Instructions for the task: Return the first line, the line containing "var proportion = [0.05, 0.05, 0.40, 0.40, 0.05, 0.05];", and every line between them, exactly as they stand.

Data shown:
━━━━━━━━━━

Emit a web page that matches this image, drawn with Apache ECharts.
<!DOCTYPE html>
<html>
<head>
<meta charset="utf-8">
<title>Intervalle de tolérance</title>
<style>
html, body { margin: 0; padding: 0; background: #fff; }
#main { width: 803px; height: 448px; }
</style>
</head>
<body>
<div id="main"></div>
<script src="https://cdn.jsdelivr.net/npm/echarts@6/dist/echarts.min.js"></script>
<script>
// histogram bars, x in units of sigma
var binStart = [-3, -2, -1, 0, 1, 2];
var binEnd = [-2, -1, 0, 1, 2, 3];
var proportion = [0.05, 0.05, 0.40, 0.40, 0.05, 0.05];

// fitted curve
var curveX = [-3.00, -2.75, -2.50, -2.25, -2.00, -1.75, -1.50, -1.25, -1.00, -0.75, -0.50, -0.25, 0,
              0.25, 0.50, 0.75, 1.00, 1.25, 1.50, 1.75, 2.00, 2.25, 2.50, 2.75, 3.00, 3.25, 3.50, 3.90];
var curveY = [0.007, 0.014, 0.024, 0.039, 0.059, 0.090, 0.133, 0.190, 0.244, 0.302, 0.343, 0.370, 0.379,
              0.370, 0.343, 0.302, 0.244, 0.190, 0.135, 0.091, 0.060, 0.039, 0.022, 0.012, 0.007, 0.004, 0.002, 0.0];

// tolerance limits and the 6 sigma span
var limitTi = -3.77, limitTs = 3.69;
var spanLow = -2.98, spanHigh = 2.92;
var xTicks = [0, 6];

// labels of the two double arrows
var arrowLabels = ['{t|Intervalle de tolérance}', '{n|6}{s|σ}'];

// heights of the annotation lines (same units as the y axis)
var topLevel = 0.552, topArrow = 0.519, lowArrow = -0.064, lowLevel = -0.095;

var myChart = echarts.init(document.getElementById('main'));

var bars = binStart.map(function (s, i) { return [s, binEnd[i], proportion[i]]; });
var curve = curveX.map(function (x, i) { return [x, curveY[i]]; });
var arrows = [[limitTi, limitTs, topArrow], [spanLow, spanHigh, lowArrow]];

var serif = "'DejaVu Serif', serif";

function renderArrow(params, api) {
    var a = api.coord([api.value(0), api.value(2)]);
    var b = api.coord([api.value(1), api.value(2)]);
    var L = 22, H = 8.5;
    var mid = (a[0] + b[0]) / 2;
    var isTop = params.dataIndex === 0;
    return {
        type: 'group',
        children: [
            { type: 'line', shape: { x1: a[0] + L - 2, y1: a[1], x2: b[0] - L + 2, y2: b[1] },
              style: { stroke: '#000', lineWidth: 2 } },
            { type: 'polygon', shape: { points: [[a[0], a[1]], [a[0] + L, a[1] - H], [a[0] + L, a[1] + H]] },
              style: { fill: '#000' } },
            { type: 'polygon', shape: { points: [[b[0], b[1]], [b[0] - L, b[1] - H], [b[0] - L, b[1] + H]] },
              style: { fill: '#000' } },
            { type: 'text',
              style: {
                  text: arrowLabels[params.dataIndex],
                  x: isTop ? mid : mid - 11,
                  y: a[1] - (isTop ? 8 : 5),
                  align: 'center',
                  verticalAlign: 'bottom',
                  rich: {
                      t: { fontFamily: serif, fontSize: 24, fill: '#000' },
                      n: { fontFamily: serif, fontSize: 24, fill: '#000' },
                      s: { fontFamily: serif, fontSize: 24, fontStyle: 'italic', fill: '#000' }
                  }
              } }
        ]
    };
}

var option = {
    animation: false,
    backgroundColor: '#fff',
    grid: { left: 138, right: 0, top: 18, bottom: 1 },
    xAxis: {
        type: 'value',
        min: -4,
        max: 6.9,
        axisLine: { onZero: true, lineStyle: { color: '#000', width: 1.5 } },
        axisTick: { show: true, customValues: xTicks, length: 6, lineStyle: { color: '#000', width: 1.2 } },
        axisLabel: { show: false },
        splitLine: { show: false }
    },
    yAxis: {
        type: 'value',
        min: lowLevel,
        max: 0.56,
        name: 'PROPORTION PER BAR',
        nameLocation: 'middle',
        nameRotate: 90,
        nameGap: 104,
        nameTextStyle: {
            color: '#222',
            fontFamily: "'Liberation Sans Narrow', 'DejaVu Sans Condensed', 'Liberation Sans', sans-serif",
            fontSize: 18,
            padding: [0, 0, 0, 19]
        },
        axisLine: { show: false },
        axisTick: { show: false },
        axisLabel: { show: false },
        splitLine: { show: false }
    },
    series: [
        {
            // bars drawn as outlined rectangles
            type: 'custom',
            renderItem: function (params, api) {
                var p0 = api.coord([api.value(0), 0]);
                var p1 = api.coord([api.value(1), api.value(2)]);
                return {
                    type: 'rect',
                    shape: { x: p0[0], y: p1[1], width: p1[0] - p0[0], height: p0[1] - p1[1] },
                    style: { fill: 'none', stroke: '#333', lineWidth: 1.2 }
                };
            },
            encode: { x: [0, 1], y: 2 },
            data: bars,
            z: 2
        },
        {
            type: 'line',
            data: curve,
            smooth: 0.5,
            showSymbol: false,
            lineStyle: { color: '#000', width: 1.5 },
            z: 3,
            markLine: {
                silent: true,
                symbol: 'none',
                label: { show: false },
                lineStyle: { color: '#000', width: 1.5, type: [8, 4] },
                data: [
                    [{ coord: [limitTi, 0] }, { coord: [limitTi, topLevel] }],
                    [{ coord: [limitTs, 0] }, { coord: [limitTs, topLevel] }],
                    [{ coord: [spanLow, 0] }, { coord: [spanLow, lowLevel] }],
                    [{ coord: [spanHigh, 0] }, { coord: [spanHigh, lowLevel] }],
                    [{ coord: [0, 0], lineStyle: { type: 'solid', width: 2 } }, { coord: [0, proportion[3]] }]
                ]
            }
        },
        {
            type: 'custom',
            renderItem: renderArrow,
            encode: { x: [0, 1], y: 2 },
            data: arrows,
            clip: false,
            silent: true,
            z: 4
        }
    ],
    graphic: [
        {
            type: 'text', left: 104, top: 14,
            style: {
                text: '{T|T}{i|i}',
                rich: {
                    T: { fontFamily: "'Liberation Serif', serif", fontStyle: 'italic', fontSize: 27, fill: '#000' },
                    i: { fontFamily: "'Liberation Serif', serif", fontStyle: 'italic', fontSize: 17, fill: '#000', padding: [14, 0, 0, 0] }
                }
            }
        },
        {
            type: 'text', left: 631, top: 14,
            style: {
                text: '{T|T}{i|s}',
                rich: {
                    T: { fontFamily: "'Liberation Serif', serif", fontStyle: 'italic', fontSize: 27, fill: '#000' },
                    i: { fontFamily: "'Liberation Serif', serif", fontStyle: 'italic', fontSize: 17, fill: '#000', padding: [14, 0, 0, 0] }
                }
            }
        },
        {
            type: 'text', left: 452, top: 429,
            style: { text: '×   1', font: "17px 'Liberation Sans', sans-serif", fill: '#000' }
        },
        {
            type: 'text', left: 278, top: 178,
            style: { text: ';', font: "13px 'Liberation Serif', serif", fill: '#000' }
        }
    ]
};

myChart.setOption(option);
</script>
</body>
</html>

━━━━━━━━━━

Reply:
Emit a web page that matches this image, drawn with Apache ECharts.
<!DOCTYPE html>
<html>
<head>
<meta charset="utf-8">
<title>Intervalle de tolérance</title>
<style>
html, body { margin: 0; padding: 0; background: #fff; }
#main { width: 803px; height: 448px; }
</style>
</head>
<body>
<div id="main"></div>
<script src="https://cdn.jsdelivr.net/npm/echarts@6/dist/echarts.min.js"></script>
<script>
// histogram bars, x in units of sigma
var binStart = [-3, -2, -1, 0, 1, 2];
var binEnd = [-2, -1, 0, 1, 2, 3];
var proportion = [0.05, 0.05, 0.40, 0.40, 0.05, 0.05];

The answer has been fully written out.